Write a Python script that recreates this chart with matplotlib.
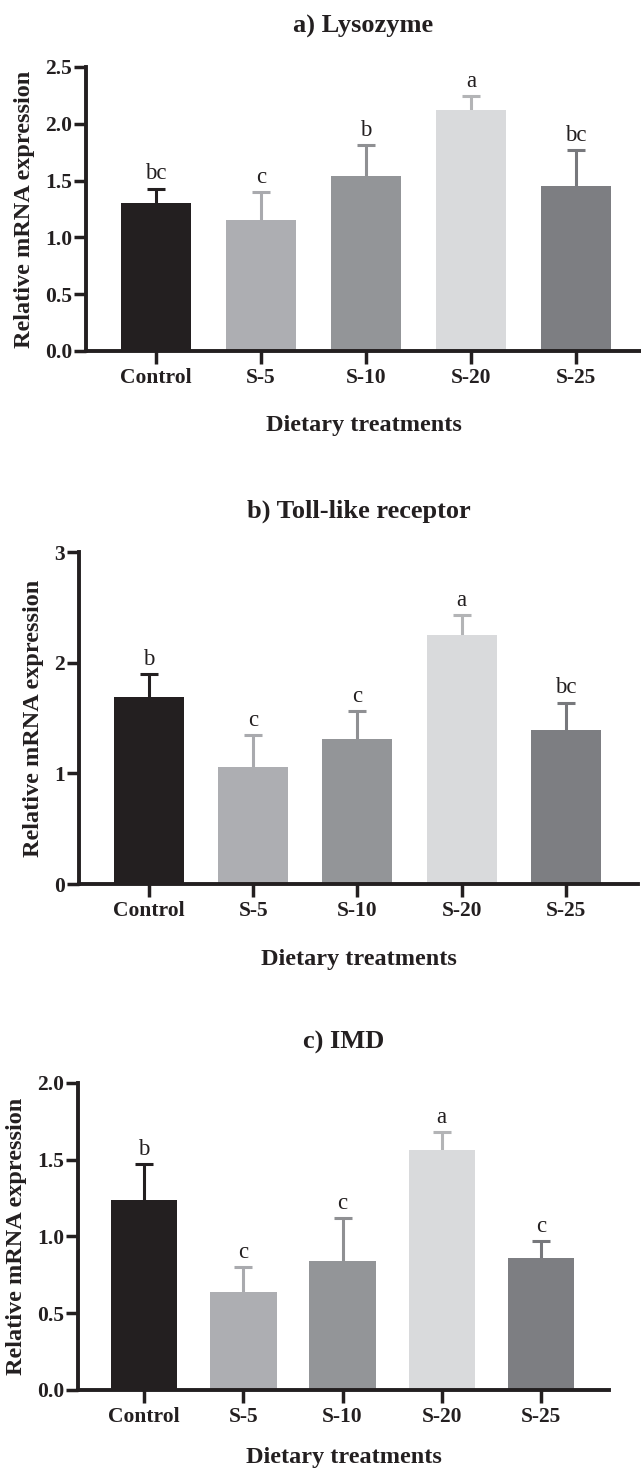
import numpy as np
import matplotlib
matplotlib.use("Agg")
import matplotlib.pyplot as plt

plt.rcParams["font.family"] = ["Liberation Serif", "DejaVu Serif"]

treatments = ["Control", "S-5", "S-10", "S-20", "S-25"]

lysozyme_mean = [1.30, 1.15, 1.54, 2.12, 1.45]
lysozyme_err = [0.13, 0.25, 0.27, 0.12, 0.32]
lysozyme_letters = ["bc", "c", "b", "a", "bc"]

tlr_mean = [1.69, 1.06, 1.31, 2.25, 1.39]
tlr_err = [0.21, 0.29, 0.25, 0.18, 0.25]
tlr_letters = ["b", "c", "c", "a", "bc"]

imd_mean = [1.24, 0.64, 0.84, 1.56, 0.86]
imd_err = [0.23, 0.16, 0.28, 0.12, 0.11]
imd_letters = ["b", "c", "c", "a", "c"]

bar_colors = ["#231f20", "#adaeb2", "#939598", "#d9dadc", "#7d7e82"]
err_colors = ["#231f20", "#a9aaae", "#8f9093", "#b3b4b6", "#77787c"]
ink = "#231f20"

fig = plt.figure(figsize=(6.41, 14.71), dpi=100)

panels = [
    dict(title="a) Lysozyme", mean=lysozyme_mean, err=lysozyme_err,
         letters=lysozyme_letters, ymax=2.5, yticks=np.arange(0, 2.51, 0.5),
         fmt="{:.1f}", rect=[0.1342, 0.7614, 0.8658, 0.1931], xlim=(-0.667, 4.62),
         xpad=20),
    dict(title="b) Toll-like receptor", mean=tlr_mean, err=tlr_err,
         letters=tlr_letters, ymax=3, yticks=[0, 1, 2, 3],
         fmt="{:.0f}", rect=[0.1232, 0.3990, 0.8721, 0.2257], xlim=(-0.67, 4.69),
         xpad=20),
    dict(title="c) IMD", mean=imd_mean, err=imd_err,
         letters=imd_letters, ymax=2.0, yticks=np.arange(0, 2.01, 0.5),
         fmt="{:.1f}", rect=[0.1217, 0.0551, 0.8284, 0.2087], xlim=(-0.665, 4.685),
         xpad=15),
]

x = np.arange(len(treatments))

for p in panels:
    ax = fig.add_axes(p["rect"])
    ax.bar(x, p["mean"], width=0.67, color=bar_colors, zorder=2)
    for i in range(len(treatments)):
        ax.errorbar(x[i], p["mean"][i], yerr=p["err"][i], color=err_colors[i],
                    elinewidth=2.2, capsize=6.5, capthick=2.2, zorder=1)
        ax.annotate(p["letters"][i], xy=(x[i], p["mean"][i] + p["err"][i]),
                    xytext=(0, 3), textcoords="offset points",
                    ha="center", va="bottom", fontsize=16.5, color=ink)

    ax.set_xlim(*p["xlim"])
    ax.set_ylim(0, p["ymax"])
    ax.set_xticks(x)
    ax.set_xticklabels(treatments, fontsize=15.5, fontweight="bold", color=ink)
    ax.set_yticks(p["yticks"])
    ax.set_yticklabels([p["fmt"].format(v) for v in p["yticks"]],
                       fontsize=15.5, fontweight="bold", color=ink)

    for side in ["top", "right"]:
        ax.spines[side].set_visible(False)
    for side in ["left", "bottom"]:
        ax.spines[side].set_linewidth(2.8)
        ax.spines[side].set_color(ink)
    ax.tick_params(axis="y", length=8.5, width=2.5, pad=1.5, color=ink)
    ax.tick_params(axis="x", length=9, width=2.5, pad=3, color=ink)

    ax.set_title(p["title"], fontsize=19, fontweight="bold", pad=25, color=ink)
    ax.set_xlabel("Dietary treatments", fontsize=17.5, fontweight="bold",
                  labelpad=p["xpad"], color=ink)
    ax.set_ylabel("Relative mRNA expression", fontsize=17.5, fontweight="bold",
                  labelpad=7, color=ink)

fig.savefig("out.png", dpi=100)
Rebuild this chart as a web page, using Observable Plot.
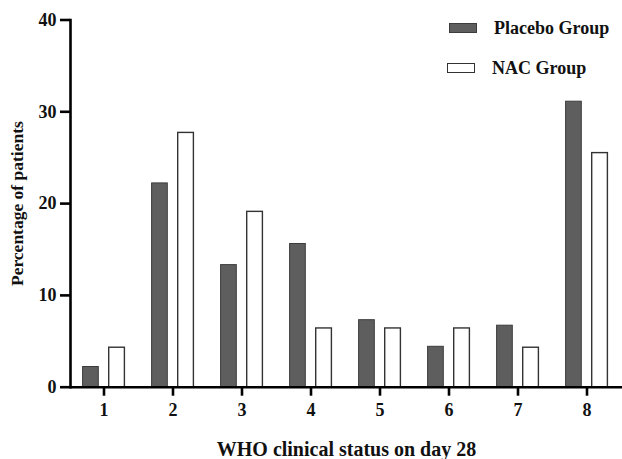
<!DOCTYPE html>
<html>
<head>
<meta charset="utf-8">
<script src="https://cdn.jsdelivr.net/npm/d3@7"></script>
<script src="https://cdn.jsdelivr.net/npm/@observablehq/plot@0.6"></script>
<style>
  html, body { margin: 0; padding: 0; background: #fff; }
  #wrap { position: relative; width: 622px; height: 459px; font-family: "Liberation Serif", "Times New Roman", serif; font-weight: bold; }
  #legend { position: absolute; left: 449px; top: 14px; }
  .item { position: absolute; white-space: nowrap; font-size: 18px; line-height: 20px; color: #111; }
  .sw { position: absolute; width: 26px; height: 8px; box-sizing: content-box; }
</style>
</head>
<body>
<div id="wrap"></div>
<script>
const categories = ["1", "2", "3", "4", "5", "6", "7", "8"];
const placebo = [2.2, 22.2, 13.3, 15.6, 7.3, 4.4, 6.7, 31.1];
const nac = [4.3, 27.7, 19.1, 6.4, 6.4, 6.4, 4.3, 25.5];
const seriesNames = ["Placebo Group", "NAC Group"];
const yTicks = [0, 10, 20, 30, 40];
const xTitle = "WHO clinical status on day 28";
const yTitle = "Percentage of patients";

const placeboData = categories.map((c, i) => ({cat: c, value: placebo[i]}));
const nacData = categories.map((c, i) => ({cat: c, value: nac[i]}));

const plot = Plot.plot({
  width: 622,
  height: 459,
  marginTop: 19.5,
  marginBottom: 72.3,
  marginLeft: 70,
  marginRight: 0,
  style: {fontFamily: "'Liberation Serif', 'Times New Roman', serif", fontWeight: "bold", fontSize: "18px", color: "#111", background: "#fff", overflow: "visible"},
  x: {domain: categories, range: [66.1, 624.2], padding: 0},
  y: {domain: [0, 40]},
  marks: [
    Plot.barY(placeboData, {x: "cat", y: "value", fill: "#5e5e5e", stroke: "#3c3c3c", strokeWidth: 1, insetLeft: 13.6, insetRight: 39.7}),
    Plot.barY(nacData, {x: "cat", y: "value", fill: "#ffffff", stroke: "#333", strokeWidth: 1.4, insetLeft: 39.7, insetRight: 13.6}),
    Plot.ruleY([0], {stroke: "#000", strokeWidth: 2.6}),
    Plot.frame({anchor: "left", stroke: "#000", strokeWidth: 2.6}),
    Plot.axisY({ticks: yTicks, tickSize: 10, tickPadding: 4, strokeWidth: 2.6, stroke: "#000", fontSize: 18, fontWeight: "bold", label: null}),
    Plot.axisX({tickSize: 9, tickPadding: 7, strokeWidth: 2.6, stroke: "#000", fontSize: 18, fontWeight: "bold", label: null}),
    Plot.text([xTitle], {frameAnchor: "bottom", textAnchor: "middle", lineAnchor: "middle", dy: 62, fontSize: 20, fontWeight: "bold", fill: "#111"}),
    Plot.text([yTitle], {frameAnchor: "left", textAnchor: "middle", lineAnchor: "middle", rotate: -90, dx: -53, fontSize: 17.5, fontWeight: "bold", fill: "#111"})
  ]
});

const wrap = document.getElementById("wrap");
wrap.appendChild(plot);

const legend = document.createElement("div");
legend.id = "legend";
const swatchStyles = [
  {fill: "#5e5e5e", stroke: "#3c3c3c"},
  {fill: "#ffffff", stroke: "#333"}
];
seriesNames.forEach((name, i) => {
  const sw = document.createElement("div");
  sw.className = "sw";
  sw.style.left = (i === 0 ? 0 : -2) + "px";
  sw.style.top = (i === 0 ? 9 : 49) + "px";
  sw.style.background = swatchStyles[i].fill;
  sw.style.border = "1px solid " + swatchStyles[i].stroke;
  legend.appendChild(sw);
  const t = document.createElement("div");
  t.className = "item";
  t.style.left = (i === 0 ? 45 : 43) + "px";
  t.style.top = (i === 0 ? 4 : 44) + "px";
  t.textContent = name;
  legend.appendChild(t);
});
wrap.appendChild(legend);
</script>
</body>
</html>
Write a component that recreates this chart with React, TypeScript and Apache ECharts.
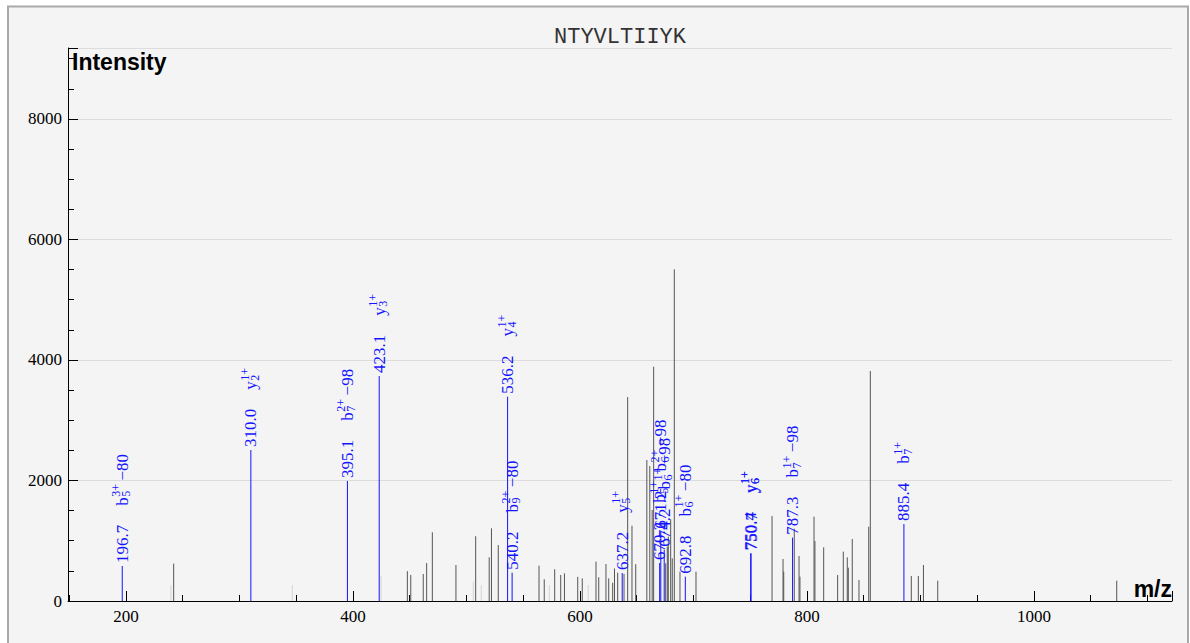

• **GIVEN TASK**
Isolate the lines that hold the word "matplotlib" and copy all of them.

• **RESPONSE FOR THIS EXERCISE**
Write a Python script that recreates this chart with matplotlib.
import matplotlib
matplotlib.use("Agg")
import matplotlib.pyplot as plt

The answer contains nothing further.